Pentland Javelin (May to July)
These new potatoes also have a firm texture and excellent flavour and, depending on the weather, begin to come into season when the Jerseys finish. I have also grown these and they have excellent flavour.
These now appear regularly all year and, as their name suggests, are best eaten cold. Some specialised salad potatoes, though, are more difficult to find: Ratte is an old French variety that has a delicate, nutty, chestnut-like flavour, and Pink Fir Apple a more intense potato flavour with a pink skin and a firm, waxy flesh.
This has always been my all-round reliable favourite because it has the best flavour of all commercially grown potatoes. It has a yellow, creamy, waxy flesh and bright-pink skin. I use it for boiling, jacket potatoes, roast potatoes, chunky chips and oven sautéeing, and I even like Desirée made into mash because of its depth of potato flavour.
This is an old favourite and is the best variety if you want floury fluffiness. It's not suitable for boiling, as it tends to break, but it's wonderful for jacket potatoes where you want a really fluffy inside. This is also my choice for potato gnocchi because it makes them extra light.
Waxy or floury?
The above potatoes all have good flavour, but texture is sometimes a personal choice. I like to ring the changes and so sometimes I want, say, a firm, waxy, full-flavoured jacket potato, so I choose Desirée, and sometimes a more floury one, so it would be King Edward. The same applies to mashed potatoes, and what I would recommend is that you experiment to find out what you personally prefer.
To peel or not to peel?
This is a much-debated question and I have given it a great deal of thought and consideration. My conclusions are these: yes, it's best to leave the skins on, and I never scrape new potatoes, but with main-crop potatoes and it's a big but - if you're not going to peel them you must then have evenly sized potatoes so they all cook in the same amount of time.
The idea of leaving the skins on is to protect the flesh from the water or steam, which rob the potatoes of flavour. Once you start cutting them into even-sized pieces, that protection is lost. Also, if skins are left on for cooking, I would say that you should then serve the potatoes with their skins, as peeling hot potatoes while holding them in a cloth is okay if it's for one or two people, but for six servings it's quite awkward and hazardous. In Ireland, boiled potatoes are served with skins on and people who don't want to eat them leave them on the side of their plate, and I think this is a good option for steamed or boiled potatoes. I have compared steaming without skins and boiling with and found very little difference in flavour. If you are going to peel the potatoes, then please, please use a potato peeler. All the best of the flavour is near the skin, so you need to pare it off as thinly as possible.
Water - the enemy
I have a beautiful old cookbook called Henderson's House Keeper Instructions, and in it potatoes are boiled thus: '...in so small a quantity of water as will be sufficient to keep the saucepan from burning. Keep them close covered and as soon as the skins crack they are enough.'
Need I say more? Remember that having got hold of the perfect-flavoured potatoes, it's water that's going to take away their precious flavour. I have witnessed potatoes being murdered - covered with gallons of water, put on a low heat and left for an hour or even more, like the Victoria Wood joke about British cooking and the lady who put the sprouts on for the Christmas lunch in November! (We've all, I'm sure, experienced it.) The number one rule here is, first of all, if you are peeling potatoes, don't let them sit around in water for hours before they're needed. If you peel them then try to do so just before you need them.

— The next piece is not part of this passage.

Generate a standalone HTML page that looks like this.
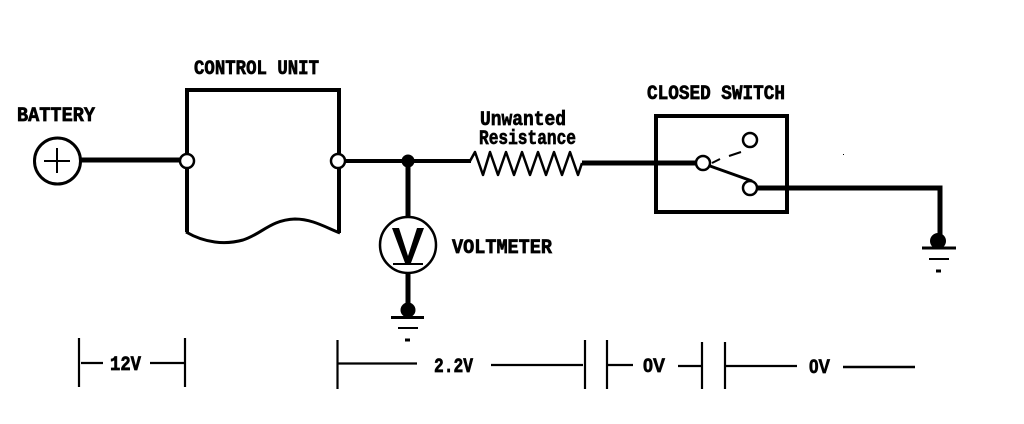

For cooking, the best way I have found to retain the flavour of the potatoes is not to boil them at all but to steam them. Firstly pour boiling water from the kettle into a pan fitted with a fan steamer then place the potatoes in the steamer, sprinkle with salt (about 1 rounded teaspoon per 450 g), and if they're new potatoes tuck in a few sprigs of mint. Then put a tight lid on and let them steam over a lowish heat, which is just needed to keep the water gently boiling until the potatoes are tender. This will take 20-25 minutes, and the best way to test whether the potatoes are tender is to use a thin skewer inserted in the thickest part.
After that, drain off any water beneath the steamer, then place a cloth over the potatoes for 4 minutes, which will absorb some of the excess steam that tends to cling to the potatoes and make them soggy. If you prefer to boil rather than steam, then use as little water as possible, add it boiling from the kettle and put a close lid on. The lid keeps the heat in and they will cook more quickly so spend less time in the water.
Steamed or boiled potatoes - pure and simple
Don’t forget that, cooked with a little care, plain steamed or boiled potatoes can, just on their own, be quite special. And they don't need lashings of butter; a little is a nice addition, but don't drown them with butter as some restaurants still insist on doing. All that does is swamp the delicate natural flavour of the potatoes. Gilding the lily is a sign of insecurity in cooking, and I feel it's so important to renew our confidence in the simplicity of things.